Justin Watson grew up an Army brat, living in Germany, Alabama, Texas, Korea, Colorado and Alaska, and fed on a steady diet of X-Men, Star Trek, Robert Heinlein, DragonLance, and Babylon 5. While attending West Point, he met his future wife, Michele, on an airplane, and soon began writing in earnest with her encouragement. In 2005 he graduated from West Point and served as a field artillery officer, completing combat tours in Iraq and Afghanistan, and earning the Bronze Star, Purple Heart, and Combat Action Badge. Medically retired from the Army in 2015, Justin settled in Houston with Michele, their four children, and an excessively friendly Old English Sheepdog.
Heroes & Survivors
Twin columns of brown-uniformed soldiers trudged across the snow-covered plain into a conifer forest. Deprived of the day’s sunlight by the long shadows of the pines, the temperature in the forest dropped precipitously, affecting even Russian troops known for their indifference to the chill. The winds whistled through the pines and cut through their coats. The slush of snow and mud pulled at their boots with every step. Marching between the two columns, Sergei Chekov, his plain features and black eyes hard and glaring, removed his brimmed cap and ran a hand through his dirty blonde hair as he passed into the forest. He let loose a sharp exhalation that turned instantly to smoking vapor, then inhaled deeply, letting the cold sting his nostrils, throat and lungs.
Chekov replaced his cap, stopped under the cover of the trees and counted off the remains of his platoon as they passed into the concealment of the white-clad pines. He did so every few kilometers to ensure none had gotten lost or mixed up with another unit in the retreat.
…sixteen, seventeen, eighteen—all accounted for. We marched into Galicia almost two years ago with thirty-six men. Now this is all that’s left, and most of these new men; soft city boys conscripted, or else taken in by the Marxists’ propaganda.
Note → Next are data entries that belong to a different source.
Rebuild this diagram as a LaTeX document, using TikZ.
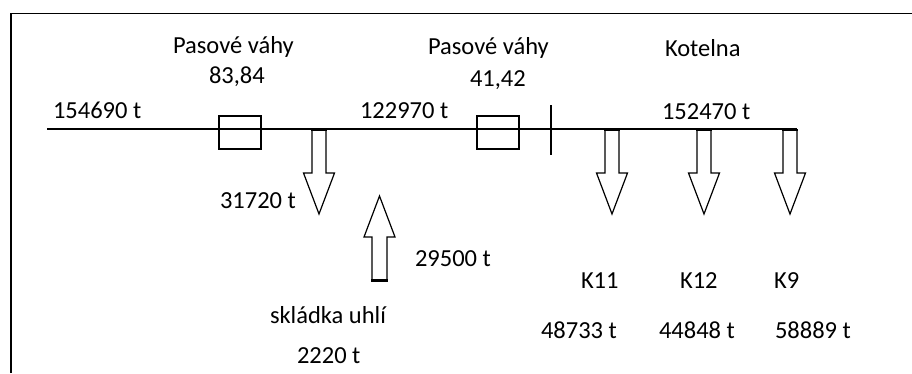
\documentclass[tikz,border=0pt]{standalone}
\usepackage{fontspec}
\setmainfont{Carlito}
\begin{document}
\begin{tikzpicture}[x=1pt,y=-1pt,
  lbl/.style={anchor=base west,inner sep=0pt,outer sep=0pt,font=\fontsize{24.5}{28}\selectfont,text=black},
  frameline/.style={line width=1.8pt,black},
  mainline/.style={line width=1.6pt},
  scalebox/.style={draw,line width=1.5pt,minimum width=42pt,minimum height=33pt,inner sep=0pt},
  flowarrow/.style={draw,line width=1.2pt,line join=miter},
  arrowbase/.style={line width=2.6pt}]
\useasboundingbox (0,0) rectangle (912,373);
% frame
\draw[frameline] (11,373) -- (11,13.5) -- (912,13.5);
% main conveyor line
\coordinate (L) at (47,129);
\coordinate (R) at (797,129);
\draw[mainline] (L) -- (R);
% belt scales
\node[scalebox] (box1) at (240,132.5) {};
\node[scalebox] (box2) at (498,132.5) {};
% separator tick
\coordinate (tickT) at (551,105);
\coordinate (tickB) at (551,155);
\draw[line width=1.5pt] (tickT) -- (tickB);
% down arrows
\foreach \cx in {319,612,704,790}{
  \draw[flowarrow] (\cx-7,129) -- (\cx-7,173) -- (\cx-15.5,173) -- (\cx,214)
     -- (\cx+15.5,173) -- (\cx+7,173) -- (\cx+7,129);
  \draw[arrowbase] (\cx-7.6,130) -- (\cx+7.6,130);
}
% up arrow
\draw[flowarrow] (372,281) -- (372,237) -- (364,237) -- (379.5,196) -- (395,237)
   -- (387,237) -- (387,281);
\draw[arrowbase] (371.4,280.5) -- (387.6,280.5);
% labels
\node[lbl] (pv1) at (173,53) {Pasové váhy};
\node[lbl] (w1) at (209,83) {83,84};
\node[lbl] (pv2) at (428,54) {Pasové váhy};
\node[lbl] (w2) at (470,86) {41,42};
\node[lbl] (kot) at (665,56) {Kotelna};
\node[lbl] (t1) at (53,118) {154690 t};
\node[lbl] (t2) at (360,118) {122970 t};
\node[lbl] (t3) at (662,119) {152470 t};
\node[lbl] (t4) at (220,208) {31720 t};
\node[lbl] (t5) at (415,266) {29500 t};
\node[lbl] (sk) at (270,323) {skládka uhlí};
\node[lbl] (t6) at (297,363) {2220 t};
\node[lbl] (k11) at (581,288) {K11};
\node[lbl] (k12) at (680,288) {K12};
\node[lbl] (k9) at (774,288) {K9};
\node[lbl] (t7) at (541,338) {48733 t};
\node[lbl] (t8) at (659,338) {44848 t};
\node[lbl] (t9) at (775,338) {58889 t};
\end{tikzpicture}
\end{document}
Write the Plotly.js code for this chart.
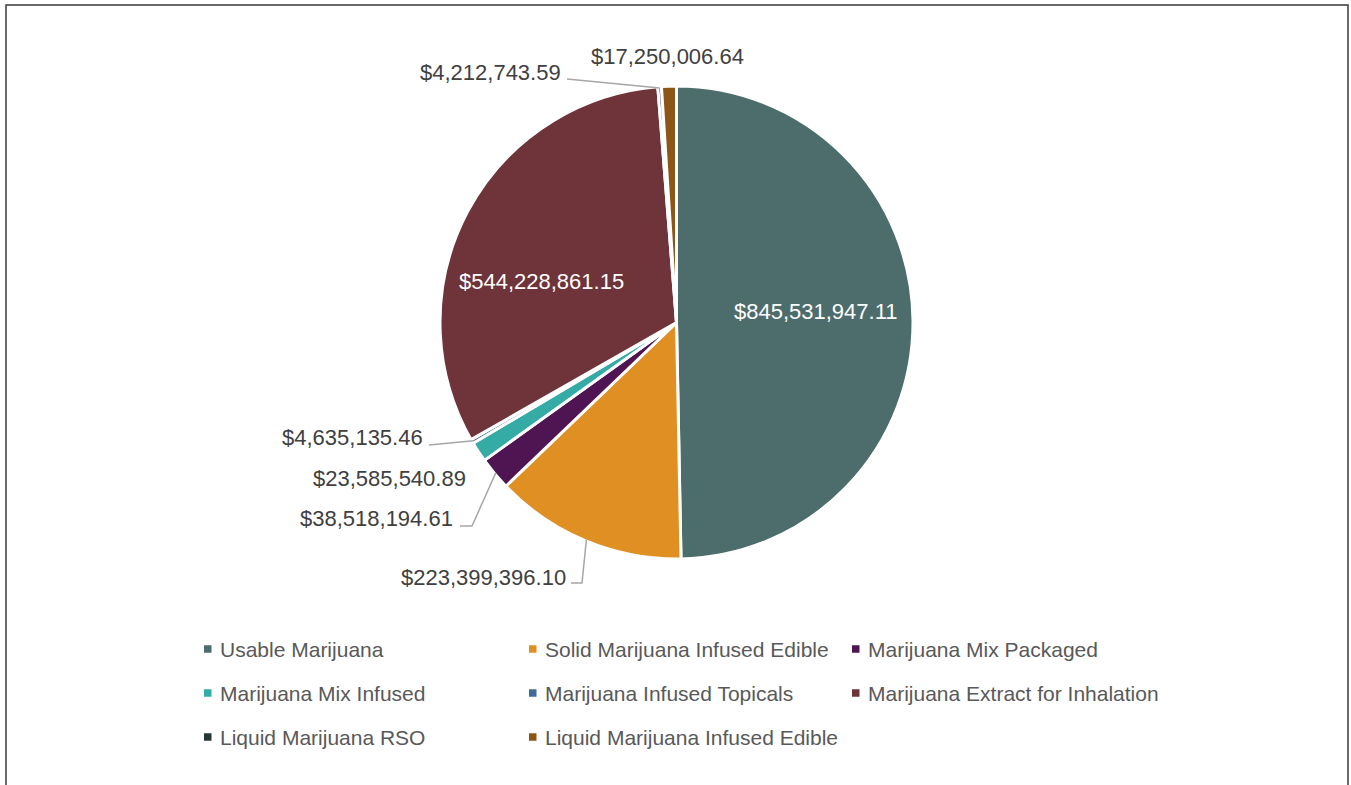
<!DOCTYPE html>
<html>
<head>
<meta charset="utf-8">
<script src="https://cdn.plot.ly/plotly-3.0.1.min.js"></script>
<style>
html,body{margin:0;padding:0;background:#fff;}
#chart{width:1351px;height:785px;}
</style>
</head>
<body>
<div id="chart"></div>
<script>
// ---- data ----
const categories = [
  "Usable Marijuana",
  "Solid Marijuana Infused Edible",
  "Marijuana Mix Packaged",
  "Marijuana Mix Infused",
  "Marijuana Infused Topicals",
  "Marijuana Extract for Inhalation",
  "Liquid Marijuana RSO",
  "Liquid Marijuana Infused Edible"
];
const values = [
  845531947.11,
  223399396.10,
  38518194.61,
  23585540.89,
  4635135.46,
  544228861.15,
  4212743.59,
  17250006.64
];
const colors = [
  "#4d6d6d", "#e08f22", "#4f1552", "#34aba5",
  "#3e6c9b", "#6f333a", "#243838", "#8b5616"
];

// ---- layout config (pixels) ----
const W = 1351, H = 785;
const cx = 676.5, cy = 322.5, R = 235, gap = 3;
// label text placement: [x, y, xanchor, inside]
const labelPlace = [
  [816, 311, "center", true],
  [568, 577, "right", false],
  [455, 518, "right", false],
  [468, 478, "right", false],
  [425, 437, "right", false],
  [541, 282, "center", true],
  [563, 73, "right", false],
  [667, 57, "center", false]
];
// leader line start points (pixels) before reaching slice edge
const leaders = [
  null,
  [[571, 583], [582, 583]],
  [[460, 526], [472, 526]],
  null,
  [[429, 445]],
  null,
  [[567, 79]],
  null
];

function fmt(v) {
  const parts = v.toFixed(2).split(".");
  parts[0] = parts[0].replace(/\B(?=(\d{3})+(?!\d))/g, ",");
  return "$" + parts.join(".");
}
const px = x => x / W;
const py = y => 1 - y / H;

const total = values.reduce((a, b) => a + b, 0);
let cum = 0;
const mids = values.map(v => { const m = (cum + v / 2) / total; cum += v; return m; });

const annotations = [];
const shapes = [];

values.forEach((v, i) => {
  const [lx, ly, anchor, inside] = labelPlace[i];
  annotations.push({
    xref: "paper", yref: "paper", x: px(lx), y: py(ly),
    xanchor: anchor, yanchor: "middle", showarrow: false,
    text: fmt(v),
    font: {family: "Liberation Sans, Arial, sans-serif", size: 22, color: inside ? "#ffffff" : "#404040"}
  });
  if (leaders[i]) {
    const th = 2 * Math.PI * mids[i];
    const tip = [cx + R * Math.sin(th), cy - R * Math.cos(th)];
    const pts = leaders[i].concat([tip]);
    const path = pts.map((p, k) => (k ? "L" : "M") + px(p[0]) + "," + py(p[1])).join(" ");
    shapes.push({type: "path", xref: "paper", yref: "paper", path: path,
      line: {color: "#a6a6a6", width: 1.5}});
  }
});

// custom legend
const legCols = [204, 529, 852], legRows = [649, 693, 737], sq = 7.5, txtOff = 14;
categories.forEach((c, i) => {
  const col = i % 3, row = Math.floor(i / 3);
  const x0 = legCols[col], yc = legRows[row];
  shapes.push({type: "rect", xref: "paper", yref: "paper",
    x0: px(x0), x1: px(x0 + sq), y0: py(yc + sq / 2), y1: py(yc - sq / 2),
    fillcolor: colors[i], line: {width: 0}});
  annotations.push({xref: "paper", yref: "paper", x: px(x0 + txtOff), y: py(yc),
    xanchor: "left", yanchor: "middle", showarrow: false, text: c,
    font: {family: "Liberation Sans, Arial, sans-serif", size: 21, color: "#595959"}});
});

// outer border
shapes.push({type: "rect", xref: "paper", yref: "paper",
  x0: px(6), x1: px(1348), y0: py(800), y1: py(5),
  line: {color: "#3a3a3a", width: 1.5}, fillcolor: "rgba(0,0,0,0)"});

const rr = R + gap / 2;
const trace = {
  type: "pie",
  labels: categories,
  values: values,
  sort: false,
  direction: "clockwise",
  rotation: 0,
  textinfo: "none",
  hoverinfo: "label+value",
  marker: {colors: colors, line: {color: "#ffffff", width: gap}},
  domain: {x: [px(cx - rr), px(cx + rr)], y: [py(cy + rr), py(cy - rr)]},
  showlegend: false
};

Plotly.newPlot("chart", [trace], {
  width: W, height: H,
  margin: {l: 0, r: 0, t: 0, b: 0},
  paper_bgcolor: "#ffffff",
  showlegend: false,
  annotations: annotations,
  shapes: shapes
}, {displayModeBar: false, staticPlot: true});
</script>
</body>
</html>
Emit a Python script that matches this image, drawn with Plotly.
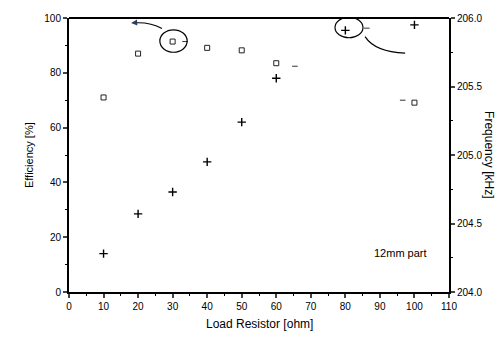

That Chekov himself was from the relatively cosmopolitan city of Yaroslavl failed to soften his disdain for his fellow urbanites filling up the ranks of the new Red Army. Many of them were motivated, but their training was utter shit, and their frequently genuine devotion to ideology annoyed him to no end. Maybe they were right, maybe the communists would usher in a new era of peace and plenty for Russia. But out here, all that mattered was survival, not the fantasies of intellectuals.